- [What is asked] Give back only the lines in the records below from the one with "Output the web" to the one with "800, gap: 50", both inclusive, word for word.

———

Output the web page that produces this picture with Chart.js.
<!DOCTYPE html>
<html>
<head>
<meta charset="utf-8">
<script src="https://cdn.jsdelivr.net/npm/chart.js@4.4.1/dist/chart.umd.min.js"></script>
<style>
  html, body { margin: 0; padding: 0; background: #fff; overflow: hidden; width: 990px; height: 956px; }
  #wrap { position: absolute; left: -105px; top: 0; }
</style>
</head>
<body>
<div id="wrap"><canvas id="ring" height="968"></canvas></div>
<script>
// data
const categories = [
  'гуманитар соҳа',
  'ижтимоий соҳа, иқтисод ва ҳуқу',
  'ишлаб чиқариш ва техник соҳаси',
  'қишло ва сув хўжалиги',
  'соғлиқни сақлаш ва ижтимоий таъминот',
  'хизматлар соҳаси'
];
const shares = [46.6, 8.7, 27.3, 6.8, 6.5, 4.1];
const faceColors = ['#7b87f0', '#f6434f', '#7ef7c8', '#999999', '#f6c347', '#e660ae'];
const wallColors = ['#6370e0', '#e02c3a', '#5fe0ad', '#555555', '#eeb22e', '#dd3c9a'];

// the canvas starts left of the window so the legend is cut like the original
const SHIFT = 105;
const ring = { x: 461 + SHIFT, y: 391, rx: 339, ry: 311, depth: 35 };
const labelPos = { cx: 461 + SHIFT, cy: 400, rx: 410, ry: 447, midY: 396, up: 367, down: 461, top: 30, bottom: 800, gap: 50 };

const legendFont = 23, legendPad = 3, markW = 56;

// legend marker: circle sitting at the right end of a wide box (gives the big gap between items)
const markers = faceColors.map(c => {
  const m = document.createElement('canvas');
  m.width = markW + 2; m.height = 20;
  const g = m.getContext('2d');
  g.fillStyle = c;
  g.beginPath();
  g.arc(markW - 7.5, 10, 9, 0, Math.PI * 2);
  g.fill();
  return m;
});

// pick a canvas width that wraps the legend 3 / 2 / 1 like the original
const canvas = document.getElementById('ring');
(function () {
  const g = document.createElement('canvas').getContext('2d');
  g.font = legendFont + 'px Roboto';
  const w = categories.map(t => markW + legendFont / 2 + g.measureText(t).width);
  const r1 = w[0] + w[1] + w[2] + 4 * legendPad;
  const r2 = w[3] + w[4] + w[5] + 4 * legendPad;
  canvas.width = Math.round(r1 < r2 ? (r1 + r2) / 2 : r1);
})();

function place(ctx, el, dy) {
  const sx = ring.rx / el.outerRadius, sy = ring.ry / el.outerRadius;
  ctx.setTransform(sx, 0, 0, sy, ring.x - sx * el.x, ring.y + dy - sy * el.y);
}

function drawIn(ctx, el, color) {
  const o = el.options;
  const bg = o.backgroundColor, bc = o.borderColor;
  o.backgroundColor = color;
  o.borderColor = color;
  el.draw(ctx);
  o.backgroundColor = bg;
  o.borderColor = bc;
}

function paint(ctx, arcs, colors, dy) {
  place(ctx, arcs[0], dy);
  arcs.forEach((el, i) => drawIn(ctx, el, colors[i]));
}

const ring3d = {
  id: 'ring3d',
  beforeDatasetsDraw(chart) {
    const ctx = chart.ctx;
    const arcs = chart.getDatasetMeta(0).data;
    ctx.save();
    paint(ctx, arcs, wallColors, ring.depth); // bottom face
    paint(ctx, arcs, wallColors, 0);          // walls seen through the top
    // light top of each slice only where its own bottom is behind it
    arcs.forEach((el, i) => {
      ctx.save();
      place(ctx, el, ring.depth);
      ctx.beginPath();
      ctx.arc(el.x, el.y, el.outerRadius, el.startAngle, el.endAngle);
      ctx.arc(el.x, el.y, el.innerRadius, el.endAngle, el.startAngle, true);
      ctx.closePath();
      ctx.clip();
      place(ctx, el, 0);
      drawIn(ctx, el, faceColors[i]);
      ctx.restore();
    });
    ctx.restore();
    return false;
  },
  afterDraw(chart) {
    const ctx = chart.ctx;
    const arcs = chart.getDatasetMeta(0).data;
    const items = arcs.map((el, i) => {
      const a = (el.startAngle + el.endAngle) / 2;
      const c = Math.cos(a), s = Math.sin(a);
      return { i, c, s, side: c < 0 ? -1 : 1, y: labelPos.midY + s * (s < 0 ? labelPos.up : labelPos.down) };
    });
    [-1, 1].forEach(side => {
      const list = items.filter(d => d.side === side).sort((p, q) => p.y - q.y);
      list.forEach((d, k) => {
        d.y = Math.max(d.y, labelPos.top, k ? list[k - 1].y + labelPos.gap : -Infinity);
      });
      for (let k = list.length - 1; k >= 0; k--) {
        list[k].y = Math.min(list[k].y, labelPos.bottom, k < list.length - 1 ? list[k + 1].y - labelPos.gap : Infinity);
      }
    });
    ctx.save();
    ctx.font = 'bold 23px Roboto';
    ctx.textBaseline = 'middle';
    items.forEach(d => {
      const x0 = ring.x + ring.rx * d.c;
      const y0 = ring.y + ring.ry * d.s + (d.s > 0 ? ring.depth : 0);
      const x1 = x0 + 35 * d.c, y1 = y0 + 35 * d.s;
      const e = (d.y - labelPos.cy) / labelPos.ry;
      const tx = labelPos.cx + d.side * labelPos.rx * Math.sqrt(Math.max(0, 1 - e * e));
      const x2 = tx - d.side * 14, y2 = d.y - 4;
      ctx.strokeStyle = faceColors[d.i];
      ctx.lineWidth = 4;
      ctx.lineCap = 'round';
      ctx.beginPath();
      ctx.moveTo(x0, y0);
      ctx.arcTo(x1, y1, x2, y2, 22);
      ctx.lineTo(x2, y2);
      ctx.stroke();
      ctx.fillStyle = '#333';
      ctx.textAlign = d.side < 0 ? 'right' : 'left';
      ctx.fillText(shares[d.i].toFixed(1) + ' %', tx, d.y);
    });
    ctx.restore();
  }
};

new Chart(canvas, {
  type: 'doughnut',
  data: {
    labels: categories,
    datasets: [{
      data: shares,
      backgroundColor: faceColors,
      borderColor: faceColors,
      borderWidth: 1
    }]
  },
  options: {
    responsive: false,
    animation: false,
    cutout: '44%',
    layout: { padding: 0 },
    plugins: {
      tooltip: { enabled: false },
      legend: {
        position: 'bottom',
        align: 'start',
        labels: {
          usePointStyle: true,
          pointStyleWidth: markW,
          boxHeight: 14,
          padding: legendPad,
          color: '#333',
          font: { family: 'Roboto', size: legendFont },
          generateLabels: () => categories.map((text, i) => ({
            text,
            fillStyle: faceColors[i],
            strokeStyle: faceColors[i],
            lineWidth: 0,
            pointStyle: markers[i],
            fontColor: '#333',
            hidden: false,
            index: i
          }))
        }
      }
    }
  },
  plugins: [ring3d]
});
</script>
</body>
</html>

———

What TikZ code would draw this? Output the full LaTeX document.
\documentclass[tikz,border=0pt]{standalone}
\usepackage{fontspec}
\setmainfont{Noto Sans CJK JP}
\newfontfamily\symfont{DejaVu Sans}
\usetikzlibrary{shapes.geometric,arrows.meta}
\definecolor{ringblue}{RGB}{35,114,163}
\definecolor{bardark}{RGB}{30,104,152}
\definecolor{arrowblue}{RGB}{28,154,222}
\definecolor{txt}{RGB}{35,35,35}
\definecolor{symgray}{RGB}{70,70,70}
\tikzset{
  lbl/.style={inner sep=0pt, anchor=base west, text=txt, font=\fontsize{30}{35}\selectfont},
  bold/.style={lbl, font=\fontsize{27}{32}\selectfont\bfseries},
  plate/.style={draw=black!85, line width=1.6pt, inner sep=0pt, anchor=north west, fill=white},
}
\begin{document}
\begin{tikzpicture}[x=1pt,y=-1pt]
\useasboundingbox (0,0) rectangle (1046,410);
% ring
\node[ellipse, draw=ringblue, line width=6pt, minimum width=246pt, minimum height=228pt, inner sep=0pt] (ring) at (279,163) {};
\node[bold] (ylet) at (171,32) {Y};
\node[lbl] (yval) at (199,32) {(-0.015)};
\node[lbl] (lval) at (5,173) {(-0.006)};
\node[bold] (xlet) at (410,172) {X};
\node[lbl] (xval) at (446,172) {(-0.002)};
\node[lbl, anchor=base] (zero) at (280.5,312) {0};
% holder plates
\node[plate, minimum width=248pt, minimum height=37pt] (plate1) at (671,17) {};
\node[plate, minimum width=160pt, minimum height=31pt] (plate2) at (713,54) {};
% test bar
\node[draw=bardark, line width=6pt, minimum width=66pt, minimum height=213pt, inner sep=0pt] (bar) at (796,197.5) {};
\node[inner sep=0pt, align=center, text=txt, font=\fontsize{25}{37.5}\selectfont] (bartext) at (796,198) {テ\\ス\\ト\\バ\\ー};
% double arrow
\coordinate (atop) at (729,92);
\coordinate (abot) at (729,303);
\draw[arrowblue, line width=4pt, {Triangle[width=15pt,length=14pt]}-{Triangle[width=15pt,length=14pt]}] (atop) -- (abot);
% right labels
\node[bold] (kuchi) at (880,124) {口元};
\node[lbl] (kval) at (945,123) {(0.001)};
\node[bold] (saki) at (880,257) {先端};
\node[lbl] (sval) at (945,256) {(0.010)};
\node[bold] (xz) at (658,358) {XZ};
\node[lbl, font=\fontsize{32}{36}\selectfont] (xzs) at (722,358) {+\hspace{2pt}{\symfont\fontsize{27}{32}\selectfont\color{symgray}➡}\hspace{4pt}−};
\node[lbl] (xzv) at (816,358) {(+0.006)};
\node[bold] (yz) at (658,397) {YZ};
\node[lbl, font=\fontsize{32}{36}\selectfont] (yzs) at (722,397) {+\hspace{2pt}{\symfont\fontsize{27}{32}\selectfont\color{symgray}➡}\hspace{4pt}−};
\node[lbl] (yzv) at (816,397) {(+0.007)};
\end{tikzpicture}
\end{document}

———

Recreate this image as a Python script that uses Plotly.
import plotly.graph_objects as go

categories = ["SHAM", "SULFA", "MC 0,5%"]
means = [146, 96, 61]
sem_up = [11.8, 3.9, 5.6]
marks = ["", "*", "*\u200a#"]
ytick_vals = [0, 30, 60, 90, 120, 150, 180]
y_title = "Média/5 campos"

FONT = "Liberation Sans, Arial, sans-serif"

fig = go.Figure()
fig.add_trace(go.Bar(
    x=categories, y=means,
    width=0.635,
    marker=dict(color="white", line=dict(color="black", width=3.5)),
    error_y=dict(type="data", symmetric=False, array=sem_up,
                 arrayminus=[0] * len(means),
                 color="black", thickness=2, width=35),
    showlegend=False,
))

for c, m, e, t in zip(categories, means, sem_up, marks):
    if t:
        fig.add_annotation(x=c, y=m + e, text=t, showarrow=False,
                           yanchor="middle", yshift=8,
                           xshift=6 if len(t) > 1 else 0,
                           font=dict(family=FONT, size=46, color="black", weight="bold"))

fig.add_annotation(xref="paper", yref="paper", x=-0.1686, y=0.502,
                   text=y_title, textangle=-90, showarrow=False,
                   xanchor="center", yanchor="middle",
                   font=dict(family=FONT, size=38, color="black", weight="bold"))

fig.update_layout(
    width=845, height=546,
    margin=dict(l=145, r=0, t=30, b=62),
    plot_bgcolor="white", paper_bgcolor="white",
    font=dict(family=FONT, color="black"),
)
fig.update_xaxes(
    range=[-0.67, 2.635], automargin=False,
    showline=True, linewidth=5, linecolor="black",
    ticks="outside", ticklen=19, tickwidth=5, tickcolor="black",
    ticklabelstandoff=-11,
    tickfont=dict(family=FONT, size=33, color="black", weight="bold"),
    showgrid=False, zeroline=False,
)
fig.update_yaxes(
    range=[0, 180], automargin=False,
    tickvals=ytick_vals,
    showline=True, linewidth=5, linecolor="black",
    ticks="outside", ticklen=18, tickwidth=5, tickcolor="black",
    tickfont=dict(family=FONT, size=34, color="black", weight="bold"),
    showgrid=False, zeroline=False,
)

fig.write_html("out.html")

———

- [The answer]
Output the web page that produces this picture with Chart.js.
<!DOCTYPE html>
<html>
<head>
<meta charset="utf-8">
<script src="https://cdn.jsdelivr.net/npm/chart.js@4.4.1/dist/chart.umd.min.js"></script>
<style>
  html, body { margin: 0; padding: 0; background: #fff; overflow: hidden; width: 990px; height: 956px; }
  #wrap { position: absolute; left: -105px; top: 0; }
</style>
</head>
<body>
<div id="wrap"><canvas id="ring" height="968"></canvas></div>
<script>
// data
const categories = [
  'гуманитар соҳа',
  'ижтимоий соҳа, иқтисод ва ҳуқу',
  'ишлаб чиқариш ва техник соҳаси',
  'қишло ва сув хўжалиги',
  'соғлиқни сақлаш ва ижтимоий таъминот',
  'хизматлар соҳаси'
];
const shares = [46.6, 8.7, 27.3, 6.8, 6.5, 4.1];
const faceColors = ['#7b87f0', '#f6434f', '#7ef7c8', '#999999', '#f6c347', '#e660ae'];
const wallColors = ['#6370e0', '#e02c3a', '#5fe0ad', '#555555', '#eeb22e', '#dd3c9a'];

// the canvas starts left of the window so the legend is cut like the original
const SHIFT = 105;
const ring = { x: 461 + SHIFT, y: 391, rx: 339, ry: 311, depth: 35 };
const labelPos = { cx: 461 + SHIFT, cy: 400, rx: 410, ry: 447, midY: 396, up: 367, down: 461, top: 30, bottom: 800, gap: 50 };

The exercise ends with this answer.